El relato oficial vs. la realidad
Estados Unidos justifica estas deportaciones como una cuestión de “seguridad pública”. ICE ha declarado que “los reincidentes deben ser expulsados de nuestras comunidades”. Desde la perspectiva de Washington, se trata de sacar de circulación a individuos peligrosos. Cuba, por su parte, se ampara en su política de no aceptar a nacionales con antecedentes graves. En el discurso oficial de La Habana, esos ciudadanos “ya no forman parte” de la nación.
Pero la realidad es otra: las deportaciones a terceros países no garantizan ni seguridad ni justicia. Simplemente trasladan el problema a sociedades que no tuvieron relación con los delitos cometidos. Es un traslado de responsabilidad bajo el ropaje de la ley.
El costo humano
El caso más emblemático es el de Adermis Wilson González, quien en 2003 secuestró un avión cubano rumbo a Miami con granadas falsas. Tras cumplir 20 años de condena por piratería aérea, fue liberado en 2021 por razones de salud. En 2025, ICE lo deportó a México después de que Cuba se negara a recibirlo. Allí, sin documentos oficiales y con parálisis en las piernas desde 2017, apenas logró alquilar una habitación compartida gracias a la ayuda de su familia.
Wilson lo resumió con ironía amarga en 2021: “Salir huyendo de Cuba para morir en un centro de inmigración del país más poderoso del mundo”. Su destino evidencia que las deportaciones no buscan reinserción ni justicia, sino descarte.
La economía del problema
Los terceros países que aceptan recibir deportados —Sudán del Sur, Esuatini, Uganda— lo hacen en medio de acuerdos poco transparentes. Uganda ha condicionado su colaboración a no recibir criminales violentos, pero Estados Unidos ha insistido en reubicarlos allí. Es un esquema que convierte a la deportación en moneda de cambio diplomática, donde los cubanos son fichas desechables.
Mientras tanto, la administración Trump se jacta de los números: más de 149,000 detenciones de inmigrantes indocumentados en apenas siete meses de “tolerancia cero”. La dimensión humana queda eclipsada por la estadística.
Casos-símbolo
- Roberto Mosquera Del Peral (58 años): miembro de la pandilla Latin Kings, con condenas por homicidio y agresión agravada. Deportado a Esuatini en julio de 2025, tras ser rechazado por Cuba.

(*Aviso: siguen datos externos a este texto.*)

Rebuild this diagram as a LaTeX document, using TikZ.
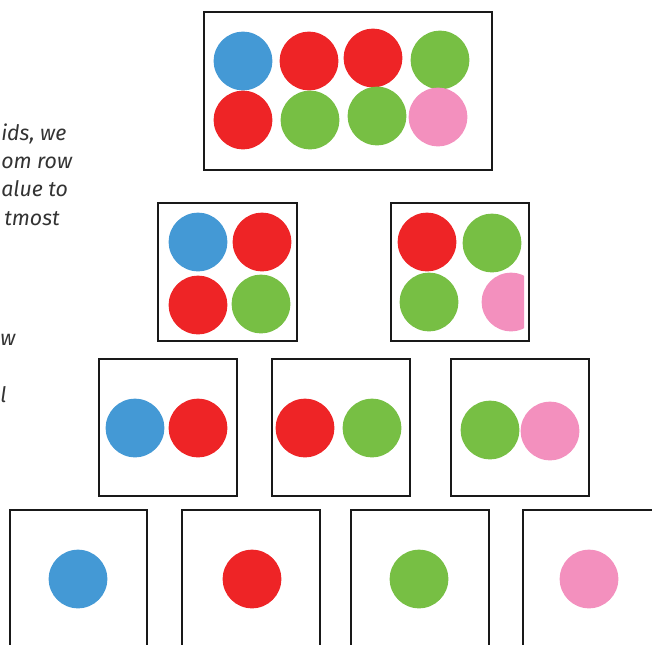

- José Manuel Rodríguez Quiñones y Enrique Arias Hierro: deportados a Sudán del Sur junto a un mexicano y otros migrantes rechazados por sus países de origen.
- Ricardo Robinson Anglada (59 años): condenado por intento de estrangulamiento, violencia doméstica e incendio provocado. ICE lo catalogó como “delincuente extranjero violento”.
Estos nombres ilustran cómo la política no distingue entre delitos cometidos en Cuba o en EE.UU., ni entre magnitudes de culpabilidad: todos terminan en el mismo saco de los “no deseados”.
Conclusión
Las deportaciones de cubanos con antecedentes penales hacia terceros países son el resultado de un juego de negaciones políticas. EE.UU. se sacude de encima a quienes considera peligrosos. Cuba se desentiende de sus propios ciudadanos si pueden manchar la imagen de la “Revolución”. Los terceros países reciben cuerpos y pasados que nada tienen que ver con sus sociedades. En medio, la vida de los deportados queda marcada por el desarraigo extremo, la incertidumbre y la condena perpetua de no pertenecer a ningún lugar.
El mensaje es claro: los estados pueden desechar personas como mercancía dañada, siempre que encuentren un vertedero lejano donde arrojarlas.